■ **Aim of the task**
Look for the string "matplotlib" in every line, and copy each line that has it.

■ **Records shown**
=-=-=-=-=
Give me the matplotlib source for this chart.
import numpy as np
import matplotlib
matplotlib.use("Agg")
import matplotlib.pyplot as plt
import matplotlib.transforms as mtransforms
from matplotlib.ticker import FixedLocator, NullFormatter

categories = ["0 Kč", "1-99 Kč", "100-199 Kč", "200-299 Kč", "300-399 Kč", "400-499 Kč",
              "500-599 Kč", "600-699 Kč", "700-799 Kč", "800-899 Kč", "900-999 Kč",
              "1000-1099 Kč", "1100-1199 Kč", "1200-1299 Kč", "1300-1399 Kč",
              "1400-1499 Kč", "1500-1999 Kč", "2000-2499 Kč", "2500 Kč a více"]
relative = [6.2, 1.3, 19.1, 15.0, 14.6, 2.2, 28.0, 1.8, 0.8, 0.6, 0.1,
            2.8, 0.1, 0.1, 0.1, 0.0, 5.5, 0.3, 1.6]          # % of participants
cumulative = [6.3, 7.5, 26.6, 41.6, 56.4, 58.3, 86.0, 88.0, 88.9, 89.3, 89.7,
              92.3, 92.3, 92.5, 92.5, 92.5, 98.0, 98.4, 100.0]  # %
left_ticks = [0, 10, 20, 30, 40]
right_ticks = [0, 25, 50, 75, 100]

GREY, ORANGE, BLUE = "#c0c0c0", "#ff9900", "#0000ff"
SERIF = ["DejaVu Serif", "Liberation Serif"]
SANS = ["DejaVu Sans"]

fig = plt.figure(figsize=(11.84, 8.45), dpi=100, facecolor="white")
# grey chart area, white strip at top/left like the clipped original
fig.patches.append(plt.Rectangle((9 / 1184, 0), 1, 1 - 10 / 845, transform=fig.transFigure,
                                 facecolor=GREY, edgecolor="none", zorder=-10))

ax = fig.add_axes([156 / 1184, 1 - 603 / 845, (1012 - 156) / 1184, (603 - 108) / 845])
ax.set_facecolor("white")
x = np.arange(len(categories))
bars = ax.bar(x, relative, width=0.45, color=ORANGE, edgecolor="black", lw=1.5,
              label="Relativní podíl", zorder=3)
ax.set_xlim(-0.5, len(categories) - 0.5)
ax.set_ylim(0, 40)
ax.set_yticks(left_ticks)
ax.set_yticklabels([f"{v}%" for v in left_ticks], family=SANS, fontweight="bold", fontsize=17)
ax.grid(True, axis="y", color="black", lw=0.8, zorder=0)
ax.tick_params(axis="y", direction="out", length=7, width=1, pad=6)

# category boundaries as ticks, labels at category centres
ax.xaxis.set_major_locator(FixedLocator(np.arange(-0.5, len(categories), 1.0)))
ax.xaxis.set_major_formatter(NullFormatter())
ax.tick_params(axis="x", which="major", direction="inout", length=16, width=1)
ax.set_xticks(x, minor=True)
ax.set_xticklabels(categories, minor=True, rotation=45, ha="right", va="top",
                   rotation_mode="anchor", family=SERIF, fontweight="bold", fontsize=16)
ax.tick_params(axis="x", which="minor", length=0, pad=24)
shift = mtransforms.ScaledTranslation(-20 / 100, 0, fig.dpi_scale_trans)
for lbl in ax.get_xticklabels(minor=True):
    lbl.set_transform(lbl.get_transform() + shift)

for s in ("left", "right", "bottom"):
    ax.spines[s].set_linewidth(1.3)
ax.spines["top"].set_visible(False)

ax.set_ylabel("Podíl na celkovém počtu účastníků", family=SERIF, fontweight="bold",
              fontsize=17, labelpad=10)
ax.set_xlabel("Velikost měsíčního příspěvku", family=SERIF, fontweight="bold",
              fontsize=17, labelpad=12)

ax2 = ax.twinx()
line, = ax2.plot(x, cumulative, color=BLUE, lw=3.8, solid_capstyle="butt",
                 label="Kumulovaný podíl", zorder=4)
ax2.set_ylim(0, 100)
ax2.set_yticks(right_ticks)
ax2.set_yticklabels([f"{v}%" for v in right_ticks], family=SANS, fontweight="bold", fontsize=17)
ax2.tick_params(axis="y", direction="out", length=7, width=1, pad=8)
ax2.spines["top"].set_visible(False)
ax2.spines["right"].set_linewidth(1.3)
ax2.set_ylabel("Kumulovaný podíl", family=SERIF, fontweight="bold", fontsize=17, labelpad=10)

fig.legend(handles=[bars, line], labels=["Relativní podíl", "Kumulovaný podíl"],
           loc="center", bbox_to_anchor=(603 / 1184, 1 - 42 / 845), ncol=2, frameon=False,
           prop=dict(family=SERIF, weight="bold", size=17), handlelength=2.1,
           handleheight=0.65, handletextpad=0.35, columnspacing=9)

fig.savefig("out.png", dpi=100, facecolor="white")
=-=-=-=-=
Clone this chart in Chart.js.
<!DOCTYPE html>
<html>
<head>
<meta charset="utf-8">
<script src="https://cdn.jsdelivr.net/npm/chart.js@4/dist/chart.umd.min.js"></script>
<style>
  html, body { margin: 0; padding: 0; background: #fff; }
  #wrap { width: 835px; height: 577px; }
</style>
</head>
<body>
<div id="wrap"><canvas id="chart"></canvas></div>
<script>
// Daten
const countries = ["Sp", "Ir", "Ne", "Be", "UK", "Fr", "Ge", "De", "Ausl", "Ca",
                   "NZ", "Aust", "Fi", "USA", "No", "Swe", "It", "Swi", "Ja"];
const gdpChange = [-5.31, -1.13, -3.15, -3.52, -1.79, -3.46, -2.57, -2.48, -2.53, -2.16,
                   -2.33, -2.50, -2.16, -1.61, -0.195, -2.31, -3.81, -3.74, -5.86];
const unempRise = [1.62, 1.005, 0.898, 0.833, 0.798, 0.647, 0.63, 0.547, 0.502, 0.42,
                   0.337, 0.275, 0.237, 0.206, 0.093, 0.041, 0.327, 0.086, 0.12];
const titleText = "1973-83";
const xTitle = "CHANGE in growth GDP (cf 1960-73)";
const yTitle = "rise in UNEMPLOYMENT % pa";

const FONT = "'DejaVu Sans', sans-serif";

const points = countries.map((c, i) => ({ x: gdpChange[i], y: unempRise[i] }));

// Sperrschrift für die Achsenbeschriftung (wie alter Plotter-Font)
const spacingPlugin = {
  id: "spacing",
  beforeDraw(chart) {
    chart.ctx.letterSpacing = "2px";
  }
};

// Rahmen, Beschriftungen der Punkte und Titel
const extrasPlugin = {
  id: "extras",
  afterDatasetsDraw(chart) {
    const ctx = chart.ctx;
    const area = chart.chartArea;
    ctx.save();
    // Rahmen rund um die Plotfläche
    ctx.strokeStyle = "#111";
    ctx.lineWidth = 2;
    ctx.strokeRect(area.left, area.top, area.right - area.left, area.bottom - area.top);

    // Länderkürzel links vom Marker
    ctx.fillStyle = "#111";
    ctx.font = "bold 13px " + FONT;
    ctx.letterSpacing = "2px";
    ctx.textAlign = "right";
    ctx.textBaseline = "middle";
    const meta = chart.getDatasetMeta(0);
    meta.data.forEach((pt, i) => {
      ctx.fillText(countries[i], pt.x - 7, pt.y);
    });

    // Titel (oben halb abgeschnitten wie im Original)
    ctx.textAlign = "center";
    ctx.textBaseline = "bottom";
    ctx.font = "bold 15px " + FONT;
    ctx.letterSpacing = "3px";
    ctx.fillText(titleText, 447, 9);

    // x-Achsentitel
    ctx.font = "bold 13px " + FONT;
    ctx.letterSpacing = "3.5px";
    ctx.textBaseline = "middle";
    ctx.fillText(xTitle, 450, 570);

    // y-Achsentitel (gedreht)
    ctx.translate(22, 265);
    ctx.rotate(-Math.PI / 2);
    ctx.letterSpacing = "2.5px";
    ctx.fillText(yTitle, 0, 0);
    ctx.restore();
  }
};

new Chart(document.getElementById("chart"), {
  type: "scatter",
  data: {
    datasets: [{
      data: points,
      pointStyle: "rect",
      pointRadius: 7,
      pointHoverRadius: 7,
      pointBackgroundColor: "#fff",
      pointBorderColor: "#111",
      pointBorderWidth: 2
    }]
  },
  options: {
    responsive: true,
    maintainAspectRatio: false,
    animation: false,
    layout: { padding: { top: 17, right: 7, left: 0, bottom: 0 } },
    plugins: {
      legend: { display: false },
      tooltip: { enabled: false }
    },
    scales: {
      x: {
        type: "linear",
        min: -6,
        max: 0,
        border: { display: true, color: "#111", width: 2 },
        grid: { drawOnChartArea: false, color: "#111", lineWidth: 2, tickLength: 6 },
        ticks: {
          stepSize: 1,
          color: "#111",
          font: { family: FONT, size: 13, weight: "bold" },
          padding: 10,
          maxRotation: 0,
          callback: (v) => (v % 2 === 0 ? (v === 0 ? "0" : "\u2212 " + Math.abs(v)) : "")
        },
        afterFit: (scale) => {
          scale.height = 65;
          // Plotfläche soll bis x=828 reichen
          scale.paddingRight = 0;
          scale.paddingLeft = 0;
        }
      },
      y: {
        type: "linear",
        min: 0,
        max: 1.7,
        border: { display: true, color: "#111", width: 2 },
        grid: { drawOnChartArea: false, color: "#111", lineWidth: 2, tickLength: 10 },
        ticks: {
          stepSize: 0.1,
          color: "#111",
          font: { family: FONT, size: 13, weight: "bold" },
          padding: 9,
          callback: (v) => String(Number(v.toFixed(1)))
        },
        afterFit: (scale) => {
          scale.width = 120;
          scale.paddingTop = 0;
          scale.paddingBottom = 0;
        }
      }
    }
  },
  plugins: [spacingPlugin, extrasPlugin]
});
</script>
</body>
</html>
=-=-=-=-=
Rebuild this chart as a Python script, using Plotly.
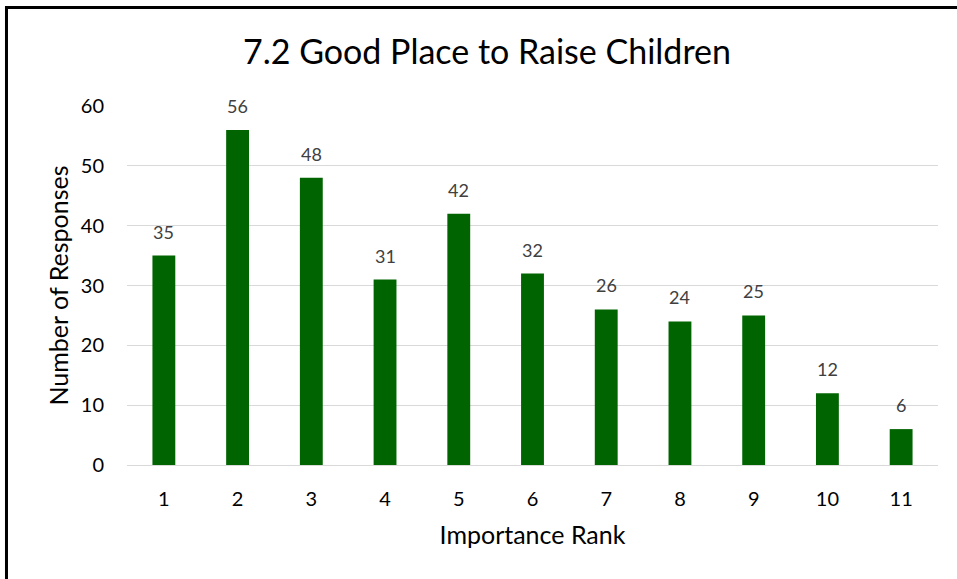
=-=-=-=-=
■ **Task solution**
Give me the matplotlib source for this chart.
import matplotlib
matplotlib.use("Agg")
import matplotlib.pyplot as plt
import matplotlib.transforms as mtransforms
from matplotlib.ticker import FixedLocator, NullFormatter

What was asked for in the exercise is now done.